Yes, that's what I meant about the Osmanli being bothered by the Shia but not necessarily for the sake of religion. It involved control of the eastern borders, justifying expansion and legitimacy, Selim's policy against the Kizilbash compared to his father's etc. That the Ottomans eventually became the guardians of the Hejaz also tipped the scales pretty decisively in terms of Sunni/Shia in the Ottoman lands. How much was geopolitics and how much was piety and how much space was there between those two things at the time.... well that's definitely hard to tell as you say.I think I agree with you, it's hard to tell. The Iranians and Ottomans adopted Shia and Sunni Orthodoxy respectively at the same time in order to try to legitimize themselves against each other and justify their wars. In other words, the religious conflict was because of the geopolitical conflict, not the other way around. Neither were particularly orthodox before they clashed, and actually they were nearly reversed - the Ottomans were very heterodox, and the Safavid order was initially Sunni-ish.
It was pretty critical, as the Safavids had a lot of support in Anatolia, which the Ottomans couldn't easily crush without convincing everyone they were heretics, and vice versa.
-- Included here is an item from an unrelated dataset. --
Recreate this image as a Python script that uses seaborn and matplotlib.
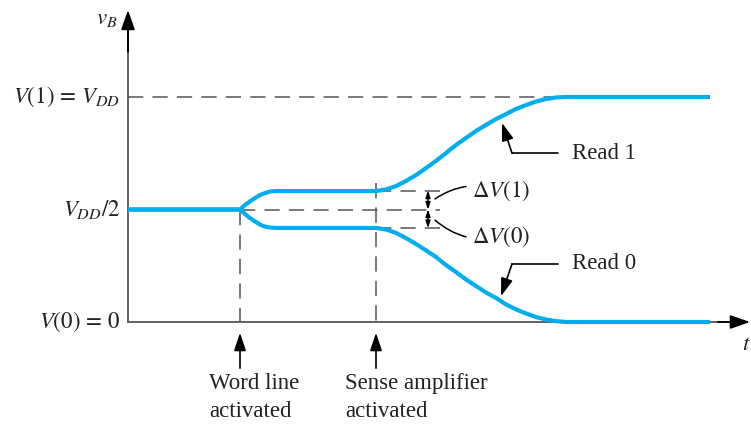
import numpy as np
import pandas as pd
import matplotlib
matplotlib.use("Agg")
import matplotlib.pyplot as plt
import seaborn as sns

# ---------------- data ----------------
t_points = [0.0, 1.12, 1.17, 1.22, 1.27, 1.32, 1.37, 1.42, 1.48,
            2.48, 2.58, 2.68, 2.78, 2.88, 2.98, 3.08, 3.18, 3.28, 3.38, 3.48,
            3.58, 3.68, 3.78, 3.88, 3.98, 4.08, 4.18, 4.28, 4.38, 4.48, 5.82]
v_read1 = [0.5, 0.5, 0.520, 0.536, 0.551, 0.564, 0.573, 0.580, 0.582,
           0.582, 0.589, 0.604, 0.627, 0.653, 0.684, 0.716, 0.751, 0.787, 0.818, 0.849,
           0.876, 0.902, 0.924, 0.947, 0.964, 0.980, 0.991, 0.998, 1.0, 1.0, 1.0]
v_read0 = [0.5, 0.5, 0.480, 0.462, 0.447, 0.433, 0.424, 0.420, 0.418,
           0.418, 0.411, 0.396, 0.373, 0.347, 0.318, 0.289, 0.253, 0.222, 0.189, 0.160,
           0.131, 0.107, 0.078, 0.056, 0.038, 0.022, 0.011, 0.004, 0.0, 0.0, 0.0]
series_names = ["Read 1", "Read 0"]

v_one = 1.0          # V(1) = VDD
v_half = 0.5         # VDD/2
v_zero = 0.0         # V(0) = 0
dv1_level = 0.584    # VDD/2 + ΔV(1)
dv0_level = 0.418    # VDD/2 - ΔV(0)
t_word = 1.12        # word line activated
t_sense = 2.48       # sense amplifier activated
t_delta = 3.0        # position of ΔV markers
t_settle = 4.42

ytick_labels = [r"$V(1)\,=\,V_{DD}$", r"$V_{DD}/2$", r"$V(0)\,=\,0$"]
event_labels = ["Word line\nactivated", "Sense amplifier\nactivated"]

# ---------------- figure ----------------
sns.set_theme(style="white")
plt.rcParams["font.family"] = ["Liberation Serif", "DejaVu Serif"]
plt.rcParams["mathtext.fontset"] = "stix"

W, H = 751, 424
fig = plt.figure(figsize=(W / 100, H / 100), dpi=100)
ax = fig.add_axes([0, 0, 1, 1])
# data mapping: t = (px-128)/100 ; v = (322-py)/225
ax.set_xlim(-1.28, (W - 128) / 100)
ax.set_ylim((322 - H) / 225, 322 / 225)
ax.set_axis_off()

blue = "#00AEEF"
gray = "#555555"
txt = "#222222"

df = pd.DataFrame({
    "t": t_points * 2,
    "v": v_read1 + v_read0,
    "series": [series_names[0]] * len(t_points) + [series_names[1]] * len(t_points),
})
sns.lineplot(data=df, x="t", y="v", hue="series", palette=[blue, blue],
             linewidth=3.0, legend=False, ax=ax, sort=False,
             solid_capstyle="butt", solid_joinstyle="round", zorder=5)

# axes with arrows
ax.annotate("", xy=(6.22, 0), xytext=(5.9, 0),
            arrowprops=dict(arrowstyle="-|>,head_length=1.0,head_width=0.35",
                            lw=1.3, shrinkA=0, shrinkB=0, fc="black", ec="black"))
ax.plot([0, 6.0], [0, 0], color=gray, lw=1.3, zorder=2)
ax.annotate("", xy=(0, 1.387), xytext=(0, 1.2),
            arrowprops=dict(arrowstyle="-|>,head_length=1.0,head_width=0.35",
                            lw=1.3, shrinkA=0, shrinkB=0, fc="black", ec="black"))
ax.plot([0, 0], [0, 1.30], color=gray, lw=1.3, zorder=2)

dash = dict(color=gray, lw=1.1, dashes=(10, 6), zorder=3)
ax.plot([0, t_settle], [v_one, v_one], **dash)
ax.plot([t_word, 3.12], [v_half, v_half], **dash)
ax.plot([t_sense, 3.12], [dv1_level, dv1_level], **dash)
ax.plot([t_sense, 3.12], [dv0_level, dv0_level], **dash)
ax.plot([t_word, t_word], [v_half, 0], **dash)
ax.plot([t_sense, t_sense], [0.62, 0], **dash)

# ΔV double arrows
for a, b in [(dv1_level, v_half), (v_half, dv0_level)]:
    ax.annotate("", xy=(t_delta, a), xytext=(t_delta, b),
                arrowprops=dict(arrowstyle="<|-|>,head_length=0.35,head_width=0.12",
                                color="black", lw=1.0, shrinkA=0, shrinkB=0))

fs = 16.5
ax.annotate(r"$\Delta V(1)$", xy=(3.07, 0.547), xytext=(3.44, 0.585),
            fontsize=fs, va="center", ha="left", color=txt,
            arrowprops=dict(arrowstyle="-", color="black", lw=1.1,
                            shrinkA=2, shrinkB=0,
                            connectionstyle="arc3,rad=0.25"))
ax.annotate(r"$\Delta V(0)$", xy=(3.07, 0.453), xytext=(3.44, 0.378),
            fontsize=fs, va="center", ha="left", color=txt,
            arrowprops=dict(arrowstyle="-", color="black", lw=1.1,
                            shrinkA=2, shrinkB=0,
                            connectionstyle="arc3,rad=-0.25"))

# Read 1 / Read 0 leaders
ax.plot([4.30, 3.84], [0.750, 0.750], color="black", lw=1.2)
ax.annotate("", xy=(3.74, 0.885), xytext=(3.84, 0.750),
            arrowprops=dict(arrowstyle="-|>,head_length=0.9,head_width=0.3",
                            color="black", lw=1.2, shrinkA=0, shrinkB=0))
ax.text(4.44, 0.750, series_names[0], fontsize=fs, va="center", ha="left", color=txt)

ax.plot([4.30, 3.84], [0.258, 0.258], color="black", lw=1.2)
ax.annotate("", xy=(3.73, 0.115), xytext=(3.84, 0.258),
            arrowprops=dict(arrowstyle="-|>,head_length=0.9,head_width=0.3",
                            color="black", lw=1.2, shrinkA=0, shrinkB=0))
ax.text(4.44, 0.258, series_names[1], fontsize=fs, va="center", ha="left", color=txt)

# y level labels
for lvl, lab in zip([v_one, v_half, v_zero], ytick_labels):
    ax.text(-0.08, lvl, lab, fontsize=fs, ha="right", va="center", color=txt)

# axis names
ax.text(-0.1, 1.35, r"$v_B$", fontsize=fs, ha="right", va="center", color=txt)
ax.text(6.18, -0.10, r"$t$", fontsize=fs, ha="center", va="center", color=txt)

# event arrows and labels
for tt, lab in zip([t_word, t_sense], event_labels):
    ax.annotate("", xy=(tt, -0.048), xytext=(tt, -0.205),
                arrowprops=dict(arrowstyle="-|>,head_length=0.9,head_width=0.3",
                                color="black", lw=1.2, shrinkA=0, shrinkB=0))
    ax.text(tt - 0.31, -0.228, lab, fontsize=fs, ha="left", va="top",
            color=txt, linespacing=1.4)

fig.savefig("out.png", dpi=100)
I've written elsewhere as to why I think Morocco is tough for the Ottomans but in a world where everything goes right I don't see why they wouldn't become a vassal state in the way the Algerians did. I still don't see them making much headway in Spain as I don't think they could have gotten west faster than they did and by then Spain was too strong that close to its heartland. I think that with a stable border in the west (and vassal states in Austria and Hungary) they will focus on the steppes.